1er août 1914 – Paris – Bertrand Andrieu

L’entrepôt est immense, encombré d’un nombre improbable de caisses de bois empilées les unes sur les autres. Seuls de minces rais de lumière provenant des vasistas du toit parviennent à se faufiler entre ces étranges tours de bois pour éclairer faiblement l’endroit. On n’entend pas un bruit, à l’exception, parfois, du ronronnement lointain du moteur d’une automobile passant dans une rue voisine.

Pourtant l’entrepôt est rempli d’hommes.

Ils sont assis à même le sol, debout contre les murs ou appuyés contre les grandes portes, mais aucun ne fait le moindre geste ou ne prononce le moindre mot. Ils ressemblent à des statues qui appartiendraient au décor, au même titre que les caisses qui les entourent. La seule chose qui indique qu’ils sont des êtres de chair et de sang, ce sont leurs yeux qui ne cessent de cligner nerveusement, tous tournés vers le même point situé au centre d’une partie dégagée de l’entrepôt :

un téléphone.

On a tiré un long fil depuis l’extérieur qui traîne à présent au sol, et le petit appareil noir aux bordures dorées repose sur la seule table que l’on a pu trouver. Depuis des heures, il n’a pas émis un son. Pourtant, la tension n’a eu de cesse de monter, comme si son silence était une provocation.
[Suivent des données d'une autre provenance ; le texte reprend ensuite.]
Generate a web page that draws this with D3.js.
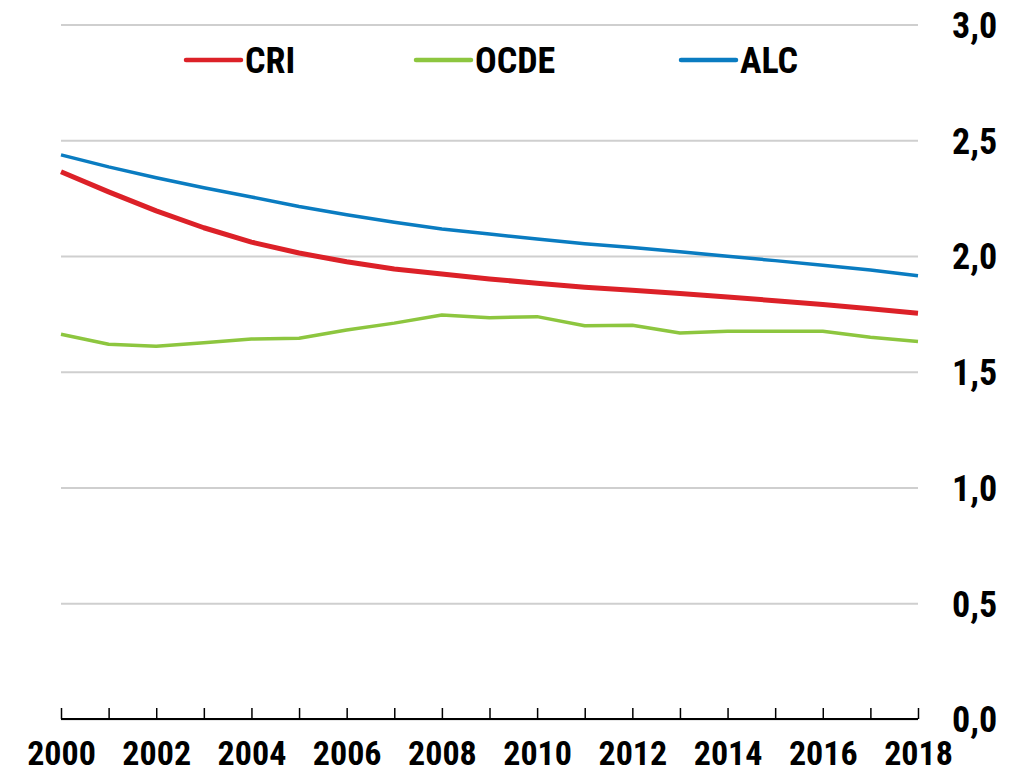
<!DOCTYPE html>
<html>
<head>
<meta charset="utf-8">
<script src="https://cdn.jsdelivr.net/npm/d3@7"></script>
<style>
  body { margin: 0; background: #fff; }
  svg text { font-family: "Liberation Sans Narrow", "Arial Narrow", "Roboto Condensed", sans-serif; font-weight: bold; fill: #000; }
</style>
</head>
<body>
<svg></svg>
<script>
var width = 1015, height = 774;
var margin = {top: 24.5, right: 97, bottom: 55, left: 61};

// data
var years = d3.range(2000, 2019);
var cri  = [2.364, 2.277, 2.195, 2.122, 2.060, 2.013, 1.975, 1.944, 1.922, 1.901, 1.882, 1.865, 1.852, 1.838, 1.823, 1.807, 1.790, 1.772, 1.753];
var ocde = [1.662, 1.619, 1.610, 1.625, 1.641, 1.645, 1.680, 1.710, 1.745, 1.733, 1.738, 1.699, 1.701, 1.667, 1.675, 1.675, 1.675, 1.649, 1.631];
var alc  = [2.437, 2.385, 2.338, 2.295, 2.255, 2.214, 2.178, 2.146, 2.117, 2.095, 2.073, 2.053, 2.037, 2.018, 1.999, 1.980, 1.960, 1.940, 1.915];
var yTicks = [0, 0.5, 1, 1.5, 2, 2.5, 3];
var xTickLabels = d3.range(2000, 2019, 2);
var seriesNames = ["CRI", "OCDE", "ALC"];
var seriesColors = ["#dc2128", "#8dc63f", "#0a7cc1"];
var seriesWidths = [5, 3.5, 3.5];

var series = [cri, ocde, alc];

var svg = d3.select("svg").attr("width", width).attr("height", height);
var g = svg.append("g");

var x = d3.scaleLinear()
    .domain([2000, 2018])
    .range([margin.left, width - margin.right]);
var y = d3.scaleLinear()
    .domain([0, 3])
    .range([height - margin.bottom, margin.top]);

// horizontal gridlines + right labels
g.append("g")
    .attr("transform", "translate(" + (width - margin.right) + ",0)")
    .call(d3.axisRight(y).tickValues(yTicks).tickSize(-(width - margin.right - margin.left))
        .tickPadding(34).tickFormat(function (d) { return d3.format(".1f")(d).replace(".", ","); }))
    .call(function (a) {
        a.select(".domain").remove();
        a.selectAll(".tick line").attr("stroke", "#cfcfcf").attr("stroke-width", 2);
        a.selectAll(".tick text").attr("font-size", 36).attr("text-anchor", "start").attr("dy", "0.36em");
    });

// x axis
g.append("g")
    .attr("transform", "translate(0," + y(0) + ")")
    .call(d3.axisBottom(x).tickValues(years).tickSize(-11).tickPadding(22)
        .tickFormat(function (d) { return xTickLabels.indexOf(d) >= 0 ? d : ""; }))
    .call(function (a) {
        a.select(".domain").attr("stroke", "#000").attr("stroke-width", 2).attr("d", "M" + x(2000) + ",0H" + x(2018));
        a.selectAll(".tick line").attr("stroke", "#000").attr("stroke-width", 1.5);
        a.selectAll(".tick text").attr("font-size", 34).attr("dy", "0.71em");
    });

var line = d3.line()
    .x(function (d, i) { return x(years[i]); })
    .y(function (d) { return y(d); });

// draw green, red, blue order
[1, 0, 2].forEach(function (k) {
    g.append("path")
        .datum(series[k])
        .attr("fill", "none")
        .attr("stroke", seriesColors[k])
        .attr("stroke-width", seriesWidths[k])
        .attr("stroke-linejoin", "round")
        .attr("d", line);
});

// legend
var legendX = [186, 416, 681];
var leg = g.selectAll(".leg").data(seriesNames).enter().append("g")
    .attr("transform", function (d, i) { return "translate(" + legendX[i] + ",60)"; });
leg.append("line")
    .attr("x1", 0).attr("x2", 55).attr("y1", 0).attr("y2", 0)
    .attr("stroke", function (d, i) { return seriesColors[i]; })
    .attr("stroke-width", 4.5)
    .attr("stroke-linecap", "round");
leg.append("text")
    .attr("x", 59).attr("y", 0).attr("dy", "0.36em")
    .attr("font-size", 36)
    .text(function (d) { return d; });
</script>
</body>
</html>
Bertrand est assis sur la caisse de bois, que l’on a installée juste en face de la table, en guise de tabouret. Il tente de paraître aussi calme que possible, quand bien même sa nervosité, mêlée à celle des autres dans l’air poussiéreux, rend l’atmosphère plus pesante encore Et puis…

Le téléphone sonne.

Personne n’a sursauté, et Bertrand peut sentir tous les yeux se poser sur sa main alors qu’il la tend lentement, comme si chaque centimètre à parcourir lui demandait un effort surhumain pour pénétrer cet air épais dans lequel ils ont patienté tout l’après-midi. La sonnerie s’arrête lorsqu’il décroche, et il répond d’une voix hésitante :

« Allô ?… Oui. Très bien. »

Bertrand raccroche pour voir tous les hommes autour de lui commencer à bouger. L’un d’entre eux tire sur sa casquette en demandant d’un ton inquiet :

« Alors ?
— C’était le premier bureau.
— Ça veut dire qu’on y va ? »
La voix de l’homme passe de l’inquiétude à la peur.
« On y va », répond Bertrand d’un ton sûr.

Un long frisson parcourt son dos, une sensation étrange où se mêlent soulagement et nervosité : l’attente est terminée. Les poumons gonflés par ce curieux sentiment qui prend possession de lui, il répète en criant d’un ton autoritaire et en claquant des mains :

« On y va ! »

Les hommes tirent sur les immenses portes et elles s’ouvrent en laissant entrer l’éclatante lueur du soleil de 16 heures, qui aveugle un instant Bertrand et ses camarades. Dans la lumière, on aperçoit les camions alignés devant l’entrepôt qui n’attendent plus qu’eux : on marche d’un pas décidé, on se jette des instructions de dernière minute et des encouragements, on charge les camions. Bertrand, debout sur le marchepied de son véhicule, crie une dernière fois pour se faire entendre au-dessus du bruit des moteurs :

« Avant 19 heures, tout Paris doit être couvert de ces affiches ! »
Il hésite un instant et ajoute :
« Bonne chance à tous ! »

Il fait claquer la portière de son véhicule puis, l’un après l’autre, les camions transportant les affiches annonçant la mobilisation générale se dispersent dans les rues de la capitale.